Certainly I moved into the cottage, at 1460 1/2 East 20th Avenue, where the alley divided the block, just south of the UO campus, but the full width of the campus from the Architecture and Allied Arts building (which by chance happened to be named for someone with the same last name as mine) where I taught, when I no longer had to shop on foot, in the absence of much public transportation, when I had a car: I had the red 1963 Beetle by then, for that reason and because I needed it to go visiting, too. I have no photographs of the cottage, and it is not visible on the satellite photo of the block in Google Earth. I did buy my first Nikon F, in 1965, when I was there: I remember taking a test roll of black and white film with it in and around the cottage. As usual, with any new camera, my first pictures were poor, except for optical superiority of a good Nikon lens, but I don't have any of them now.
Measuring mentally, I can say that the cottage, on a concrete slab, was about 40 feet wide and 20 feet deep, with living space reduced by the 10' X 20' garage at the west end. It was meager in design, a feature of Oregon houses, but extremely so. Minimal sills, minimal overhangs, minimal stoop for a door mat, linoleum tile floors throughout. A living room, which also held the oil-burning furnace, and a kitchen were across the front, looking out on my landlady's back lawn (one interesting thing about Oregon, I thought, was that in the Spring robins actually did pull very long earthworms out of the earth, just as in picture books of my early childhood). The rear rooms (and having measured the "study", the NW corner room, for bookcases, I now use it to estimate the total living space) were only 8 feet deep. The landlady said the small room had been intended as a starter nursery; I put a student desk and some book cases in it; for the first time I had a separate room for a study at home.

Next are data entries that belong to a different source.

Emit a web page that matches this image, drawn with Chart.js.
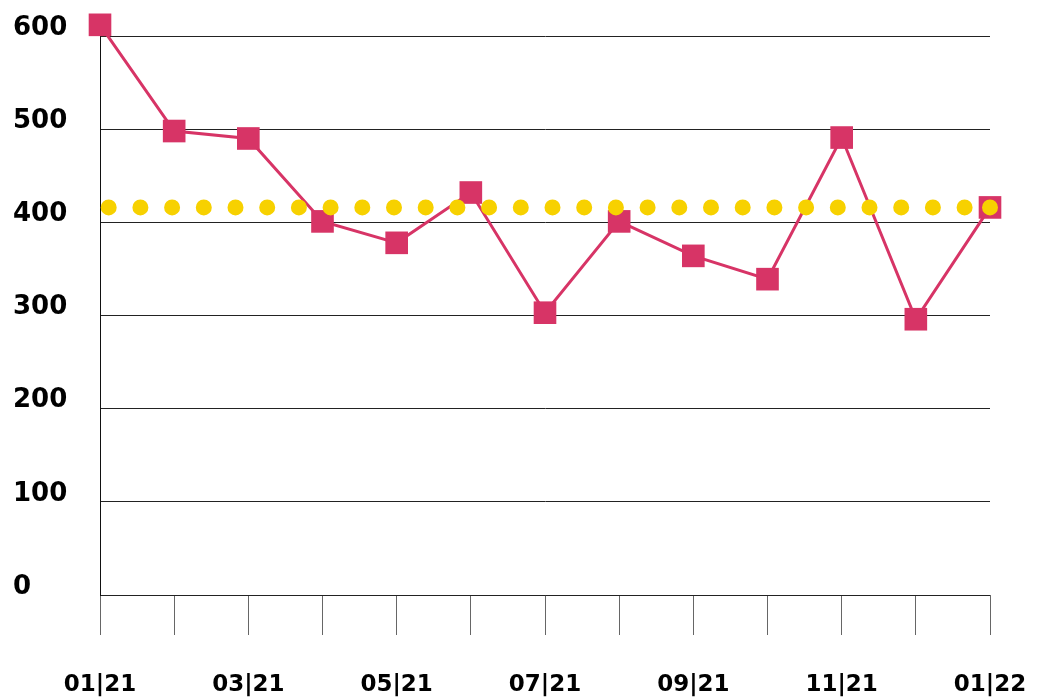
<!DOCTYPE html>
<html>
<head>
<meta charset="utf-8">
<script src="https://cdn.jsdelivr.net/npm/chart.js@4"></script>
<style>
  body { margin: 0; background: #fff; }
  #wrap { width: 1050px; height: 700px; }
</style>
</head>
<body>
<div id="wrap"><canvas id="chart" width="1050" height="700"></canvas></div>
<script>
// data
const months = ['01|21', '02|21', '03|21', '04|21', '05|21', '06|21', '07|21',
  '08|21', '09|21', '10|21', '11|21', '12|21', '01|22'];
const monthly = [612, 498, 490, 401, 378, 432, 303, 401, 364, 339, 491, 296, 416];
const average = [416, 416, 416, 416, 416, 416, 416, 416, 416, 416, 416, 416, 416];
const yTicks = [0, 100, 200, 300, 400, 500, 600];

const PINK = '#d73466';
const YELLOW = '#f7d100';

new Chart(document.getElementById('chart'), {
  type: 'line',
  data: {
    labels: months,
    datasets: [
      {
        // average, drawn on top
        data: average,
        borderColor: YELLOW,
        backgroundColor: YELLOW,
        borderWidth: 16,
        borderDash: [0, 31.7],
        borderDashOffset: 23,
        borderCapStyle: 'round',
        pointRadius: average.map((v, i) => i === average.length - 1 ? 8 : 0),
        pointBorderWidth: 0,
        clip: false
      },
      {
        data: monthly,
        borderColor: PINK,
        backgroundColor: PINK,
        borderWidth: 3,
        pointStyle: 'rect',
        pointRadius: 16,
        pointBorderWidth: 0,
        clip: false
      }
    ]
  },
  options: {
    responsive: false,
    animation: false,
    layout: { padding: { top: 36, right: 60, left: 13, bottom: 0 } },
    plugins: { legend: { display: false }, tooltip: { enabled: false } },
    scales: {
      x: {
        offset: false,
        border: { display: false },
        grid: { drawOnChartArea: false, drawTicks: true, tickLength: 40, color: '#666' },
        ticks: {
          autoSkip: false,
          maxRotation: 0,
          color: '#000',
          font: { family: 'DejaVu Sans', weight: 'bold', size: 23 },
          padding: 36,
          callback: (v, i) => i % 2 === 0 ? months[i] : ''
        },
        afterFit: a => {
          a.height = 105;
          // labels may overflow the edges, keep the plot box fixed
          a.paddingLeft = 0;
          a.paddingRight = 0;
        }
      },
      y: {
        min: 0,
        max: 600,
        border: { display: true, color: '#111' },
        grid: { drawTicks: false, color: '#222' },
        afterBuildTicks: a => { a.ticks = yTicks.map(v => ({ value: v })); },
        ticks: {
          color: '#000',
          font: { family: 'DejaVu Sans', weight: 'bold', size: 26 },
          crossAlign: 'far',
          padding: 0,
          labelOffset: -8
        },
        afterFit: a => { a.width = 87; }
      }
    }
  }
});
</script>
</body>
</html>
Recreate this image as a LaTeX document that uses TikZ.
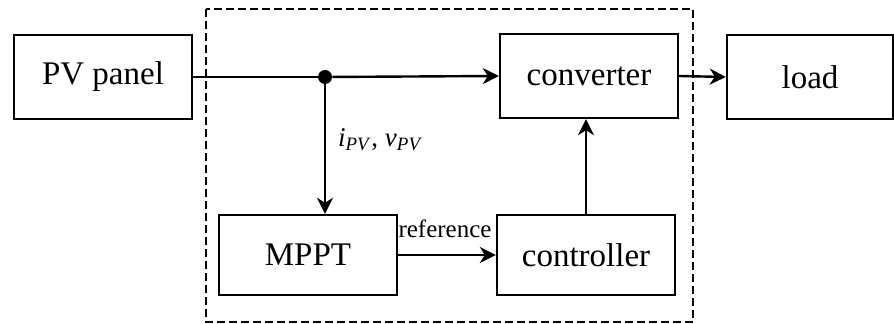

The rest of the rear was a bathroom and a bedroom. I remember that I did not have a bed frame but just a mattress on box springs on the floor. Having no raised foundation, the cottage had windows only about 30 inches from earth to sill on the exterior; I put screws in for security and usually had the kitchen window open just high enough for Croesus the Cat. The landlady said his muddy feet (and Oregon is muddy) were staining the white paint, so I took a cloth, merely dampened, and gently wiped off the mud, to show her that she needn't worry. She didn't like the cat, because, when her short-legged dog chased him, Croesus just turned around in the corner of the yard and welcomed the dog to 20 sharp claws, sending him yiping (and giving him a wide berth thereafter). I remember her new car, too, a brand-new first edition Ford Mustang, now regarded as a classic, but merely pseudo-snazzy to my Berkeleyan inverse snobbery. No, I didn't tell her so. Yes, I always have regarded the Mustang as a middle-aged lady's sports car.
In any case, the cottage was my first free-standing residence, and it did permit me to play music without sharing it with the unappreciative, and it did garage my car. A student in architecture who played violin brought it and played it in the front room. Until you have heard a violin in a concrete-floor, 7-foot ceiling structure, you have no idea of how loud it actually is.
The cottage had one visual amenity. I had the kabuki-theater colors corduroy curtains that accompanied me from 2308 Haste in Berkeley, when my friend C. let me have the apartment for which they were made, to every place I lived in through to my first real house on E. 32nd Street in South Eugene.
My sister Lorna and her family, I'm almost sure, visited the cottage once; I remember the boys on the lawn. Writing this, I realize that I am not sure of the dates. Part of my life, which I thought of as making up for having had no adolescence (which, of course, is not true, but I had no adolescent 'social life') and which by the 1980s I regarded as typically Thirty-Something (even though I saw that TV program only once, I got the idea), took place in the cottage. Since nothing I did was illegal or even interesting and did not keep me from earning tenure, I am leaving all of it out of this blog; I merely assert that it was like everyone else's. I was ashamed of one episode, for all the typical reasons.
I already have spoken of my colleagues, whom I regarded highly. My colleague, Dean Mackenzie, who had been the teaching assistant when I started Art History at Berkeley, was now at Eugene, and, as professor emeritus, he still is there. But the cottage was no place to entertain, however simply, and generally evening parties in Eugene were for sets of married couples.